Having found that Plaintiff's FDCPA claim is barred by the statute of limitations, the Court does not address Defendant's additional arguments as to the merits of the FDCPA claim. --------
B. NJTCCA is Inapplicable to Defendant
The NJTCCA prohibits "seller[s], lessor[s], creditor[s], lender[s] [and] bailee[s]" from, inter alia, offering consumers notices that violate the rights established for consumers under state or federal law. N.J.S.A. 56.12-14. Here, Plaintiff has not alleged that Defendant is a "seller, lessor, creditor, lender or bailee" within the meaning of the NJTCCA. Id.
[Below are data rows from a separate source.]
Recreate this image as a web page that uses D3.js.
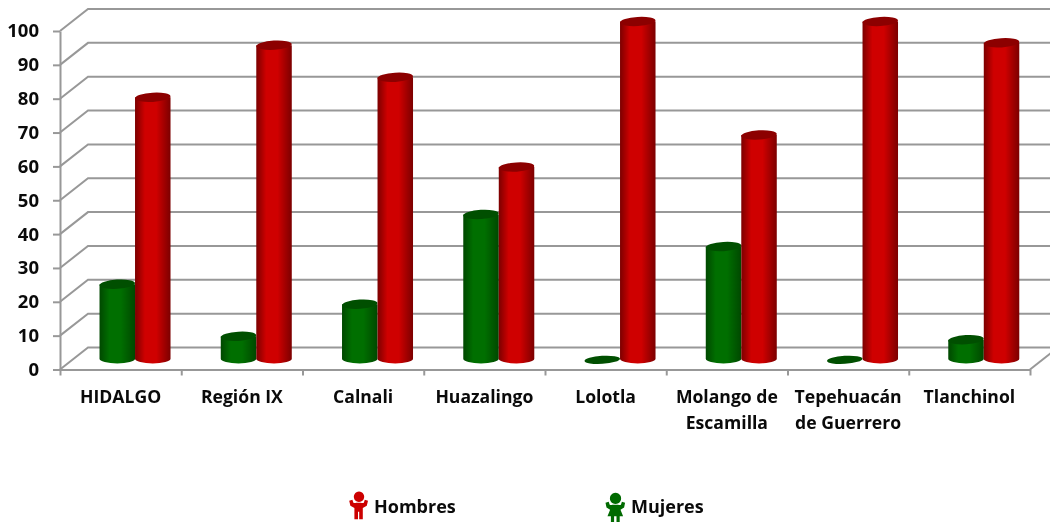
<!DOCTYPE html>
<html><head><meta charset="utf-8">
<script src="https://d3js.org/d3.v7.min.js"></script>
<style>html,body{margin:0;background:#fff}svg{display:block;filter:blur(.35px)}text{font-family:"Open Sans",sans-serif;font-weight:700;fill:#0a0a0a}</style>
</head><body><svg id="c" width="1050" height="522"></svg>
<script>
const categories=[["HIDALGO"],["Región IX"],["Calnali"],["Huazalingo"],["Lolotla"],["Molango de","Escamilla"],["Tepehuacán","de Guerrero"],["Tlanchinol"]];
const mujeres=[22.4,7,16.5,43,0,33.5,0,6];
const hombres=[77.6,93,83.5,57,100,66.5,100,93.7];
const yTicks=[0,10,20,30,40,50,60,70,80,90,100];
const seriesNames=["Mujeres","Hombres"];

const svg=d3.select("#c");
const dx=28,dy=22,grid="#989898";
const x=d3.scaleBand().domain(d3.range(categories.length)).range([60,1030]).padding(0);
const y=d3.scaleLinear().domain([0,100]).range([369.5,31]);
const defs=svg.append("defs");
function grad(id,edge,mid){
  const g=defs.append("linearGradient").attr("id",id);
  [[0,edge],[.28,mid],[.6,mid],[1,edge]].forEach(s=>g.append("stop").attr("offset",s[0]).attr("stop-color",s[1]));
}
grad("gr","#7c0000","#cf0000");
grad("gg","#004800","#006f00");

// walls
const walls=svg.append("g").attr("fill","none").attr("stroke",grid).attr("stroke-width",2);
yTicks.forEach(t=>{
  walls.append("path").attr("d",`M${x.range()[0]},${y(t)}L${x.range()[0]+dx},${y(t)-dy}H${x.range()[1]+dx}`);
});
walls.append("path").attr("d",`M${x.range()[1]},${y(0)}L${x.range()[1]+dx},${y(0)-dy}`);

// axes
const yAxis=svg.append("g").attr("transform",`translate(${x.range()[0]},0)`).call(d3.axisLeft(y).tickValues(yTicks).tickSize(7).tickPadding(14).tickSizeOuter(0));
yAxis.selectAll("line,path").attr("stroke",grid).attr("stroke-width",2);
yAxis.selectAll("text").attr("font-size",18.5).attr("font-family","Open Sans").attr("font-weight",700).attr("fill","#0a0a0a");
const xAxis=svg.append("g").attr("transform",`translate(0,${y(0)})`);
xAxis.call(d3.axisBottom(d3.scaleLinear().domain([0,categories.length]).range(x.range())).ticks(categories.length).tickSize(6).tickFormat("").tickSizeOuter(0));
xAxis.selectAll("line,path").attr("stroke",grid).attr("stroke-width",2);

// category labels
const labels=svg.append("g").attr("text-anchor","middle").attr("font-size",17.6);
categories.forEach((c,i)=>{
  c.forEach((s,j)=>labels.append("text").attr("x",x(i)+x.bandwidth()/2).attr("y",403+j*26).text(s));
});

// cylinders
const bw=35.5,ry=4.6,rot=-3.5;
const base=v=>y(v)-dy/2;
function cyl(i,v,off,fill,cap){
  const cx=x(i)+x.bandwidth()/2+dx/2+off*bw/2+0.4;
  const b=base(0)+0.3,t=base(v)+1.5;
  const g=svg.append("g");
  if(v>0){
    g.append("path").attr("fill",`url(#${fill})`)
     .attr("d",`M${cx-bw/2},${t}V${b}A${bw/2},${ry} 0 0 0 ${cx+bw/2},${b}V${t}Z`);
  }
  const cy=v>0?t:b+1;
  g.append("ellipse").attr("cx",cx).attr("cy",cy).attr("rx",bw/2).attr("ry",v>0?ry:4)
   .attr("transform",`rotate(${rot} ${cx} ${cy})`).attr("fill",cap);
}
categories.forEach((c,i)=>{
  cyl(i,mujeres[i],-1,"gg","#004f00");
  cyl(i,hombres[i],1,"gr","#8c0000");
});

// legend
const man="M0,0a5.2,5.2 0 1 1 .01,0Zm-2.6,.8c-1.3,.3-2.2,.3-3,0l-1,-3-3.2,1 1.2,5 4,2.2v11.2h3.6v-7.5h1.2v7.5h3.6v-11.2l4,-2.2 1.2,-5-3.2,-1-1,3c-.8,.3-1.7,.3-3,0Z";
const woman="M0,0a5.6,5.6 0 1 1 .01,0Zm-3,.8c-1.3,.3-2,.3-2.8,0l-1,-3-3.2,1 1,4.8 3.6,2.2-2.6,6.4h3.4v6.8h3.2v-6.8h2.4v6.8h3.2v-6.8h3.4l-2.6,-6.4 3.6,-2.2 1,-4.8-3.2,-1-1,3c-.8,.3-1.5,.3-2.8,0Z";
const legend=[{n:seriesNames[1],p:man,c:"#cc0000",ix:359,iy:502,tx:374},{n:seriesNames[0],p:woman,c:"#006a00",ix:615.5,iy:504,tx:631}];
legend.forEach(l=>{
  svg.append("path").attr("d",l.p).attr("fill",l.c).attr("transform",`translate(${l.ix},${l.iy})`);
  svg.append("text").attr("x",l.tx).attr("y",513).attr("font-size",18).text(l.n);
});
</script></body></html>
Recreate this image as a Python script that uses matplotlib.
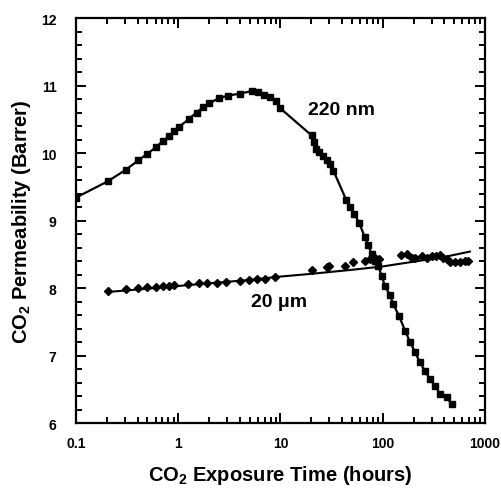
import matplotlib
matplotlib.use("Agg")
import matplotlib.pyplot as plt
from matplotlib.ticker import LogLocator, FixedLocator, FixedFormatter, MultipleLocator, NullFormatter

plt.rcParams["font.family"] = ["Liberation Sans", "DejaVu Sans"]
plt.rcParams["font.weight"] = "bold"
plt.rcParams["mathtext.fontset"] = "custom"
plt.rcParams["mathtext.rm"] = "Liberation Sans:bold"
plt.rcParams["mathtext.bf"] = "Liberation Sans:bold"
plt.rcParams["mathtext.default"] = "bf"

# 220 nm film: permeability vs. exposure time
t_220 = [0.1, 0.204, 0.306, 0.406, 0.50, 0.61, 0.71, 0.81, 0.91, 1.01, 1.26, 1.51,
         1.76, 2.01, 2.50, 3.05, 4.02, 5.3, 6.07, 6.9, 7.9, 8.97, 10.0, 20.2, 21.3,
         22.2, 24.0, 26.2, 28.3, 30.5, 32.9, 43.8, 47.9, 52.4, 58.6, 67, 72.3, 78,
         84, 90.5, 97.7, 105, 118, 127, 145, 165, 185, 207, 231, 259, 290, 324, 363,
         422, 472]
p_220 = [9.34, 9.58, 9.75, 9.89, 9.99, 10.09, 10.18, 10.25, 10.32, 10.38, 10.50, 10.60,
         10.68, 10.74, 10.81, 10.85, 10.88, 10.92, 10.90, 10.86, 10.83, 10.77, 10.66, 10.26, 10.17,
         10.06, 10.01, 9.96, 9.90, 9.83, 9.74, 9.31, 9.20, 9.10, 8.97, 8.75, 8.63, 8.50,
         8.40, 8.32, 8.18, 8.03, 7.89, 7.76, 7.58, 7.37, 7.20, 7.05, 6.90, 6.77, 6.65, 6.55, 6.43,
         6.38, 6.28]

# 20 um film: permeability vs. exposure time
t_20 = [0.204, 0.306, 0.406, 0.50, 0.61, 0.71, 0.81, 0.91, 1.24, 1.61, 1.90, 2.41, 2.91,
        4.02, 4.95, 5.93, 7.05, 8.83, 20.2, 28.3, 30, 42.8, 51.6, 67, 75, 84, 92.5, 150,
        171, 193, 207, 240, 269, 302, 332, 363, 392, 422, 455, 509, 570, 637, 687]
p_20 = [7.96, 7.98, 8.00, 8.01, 8.02, 8.03, 8.03, 8.04, 8.06, 8.07, 8.07, 8.08, 8.09,
        8.11, 8.12, 8.13, 8.14, 8.16, 8.27, 8.31, 8.32, 8.33, 8.39, 8.40, 8.43, 8.45, 8.43, 8.49,
        8.50, 8.45, 8.45, 8.47, 8.45, 8.47, 8.48, 8.49, 8.45, 8.43, 8.38, 8.39, 8.39, 8.40, 8.40]

# trend line for the 20 um film
t_20_fit = [0.2, 0.5, 1, 2, 5, 10, 20, 50, 100, 200, 400, 713]
p_20_fit = [7.94, 7.99, 8.03, 8.07, 8.12, 8.17, 8.21, 8.27, 8.32, 8.39, 8.46, 8.54]

x_ticks = [0.1, 1, 10, 100, 1000]
x_tick_labels = ["0.1", "1", "10", "100", "1000"]
y_ticks = [6, 7, 8, 9, 10, 11, 12]

fig = plt.figure(figsize=(5.02, 4.89), dpi=100)
ax = fig.add_axes([0.1514, 0.1329, 0.8147, 0.8282])

ax.plot(t_220, p_220, "-", color="black", lw=1.6, zorder=2)
ax.plot(t_220, p_220, "s", color="black", ms=4.8, zorder=3)
ax.plot(t_20_fit, p_20_fit, "-", color="black", lw=1.5, zorder=2)
ax.plot(t_20, p_20, "D", color="black", ms=3.8, zorder=3)

ax.set_xscale("log")
ax.set_xlim(0.1, 1000)
ax.set_ylim(6, 12)

ax.xaxis.set_major_locator(FixedLocator(x_ticks))
ax.xaxis.set_major_formatter(FixedFormatter(x_tick_labels))
ax.xaxis.set_minor_locator(LogLocator(base=10, subs=range(2, 10), numticks=20))
ax.xaxis.set_minor_formatter(NullFormatter())
ax.yaxis.set_major_locator(FixedLocator(y_ticks))
ax.yaxis.set_minor_locator(MultipleLocator(0.2))

ax.tick_params(which="both", direction="in", top=True, right=True, width=1.4,
               labelsize=10, colors="black")
ax.tick_params(which="major", length=7)
ax.tick_params(which="minor", length=4)
ax.tick_params(axis="y", which="major", pad=14)
ax.tick_params(axis="x", which="major", pad=9)
for lab in ax.get_xticklabels() + ax.get_yticklabels():
    lab.set_fontweight("bold")

for s in ax.spines.values():
    s.set_linewidth(1.6)

ax.set_xlabel("CO$_2$ Exposure Time (hours)", fontsize=14.5, fontweight="bold", labelpad=10)
ax.set_ylabel("CO$_2$ Permeability (Barrer)", fontsize=14.5, fontweight="bold", labelpad=6)

ax.text(18.6, 10.65, "220 nm", fontsize=14, fontweight="bold", ha="left", va="center")
ax.text(5.1, 7.80, "20 μm", fontsize=14, fontweight="bold", ha="left", va="center")

fig.savefig("out.png", dpi=100)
While Plaintiff makes the conclusory allegation that Defendant "is a Creditor as defined in the Fair Debt Collection Practices Act . . ." (Compl. 3), she has not alleged that the definition of "creditor" under the FDCPA is the same as under the NJTCCA. Moreover, in Barrows v. Chase Manhattan Mortgage Corp., another court in this district found that a party that merely facilitates the payment of a consumer debt to another party is not a "creditor" under the NJTCCA. 465 F. Supp. 2d 347, 363 (D.N.J. 2006). Noting that "Black's Law Dictionary defines 'creditor' as 'one to whom a debt is owed; one who gives credit for money or goods," the Honorable Noel L. Hillman, U.S.D.J., found that the defendant law firm was not plaintiff's "creditor" under the NJTCCA because plaintiff did not owe a debt directly to the defendant law firm. Id. Likewise, because Plaintiff here has not alleged that she owed a debt directly to Defendant, she has not alleged that Defendant was acting as a "creditor" as defined by the NJTCAA. Thus, Plaintiff has failed to state a claim for relief under the NJTCCA.
IV. Conclusion
For the reasons set forth above, Defendant's motion to dismiss is granted. An order consistent with this Memorandum Opinion will be entered.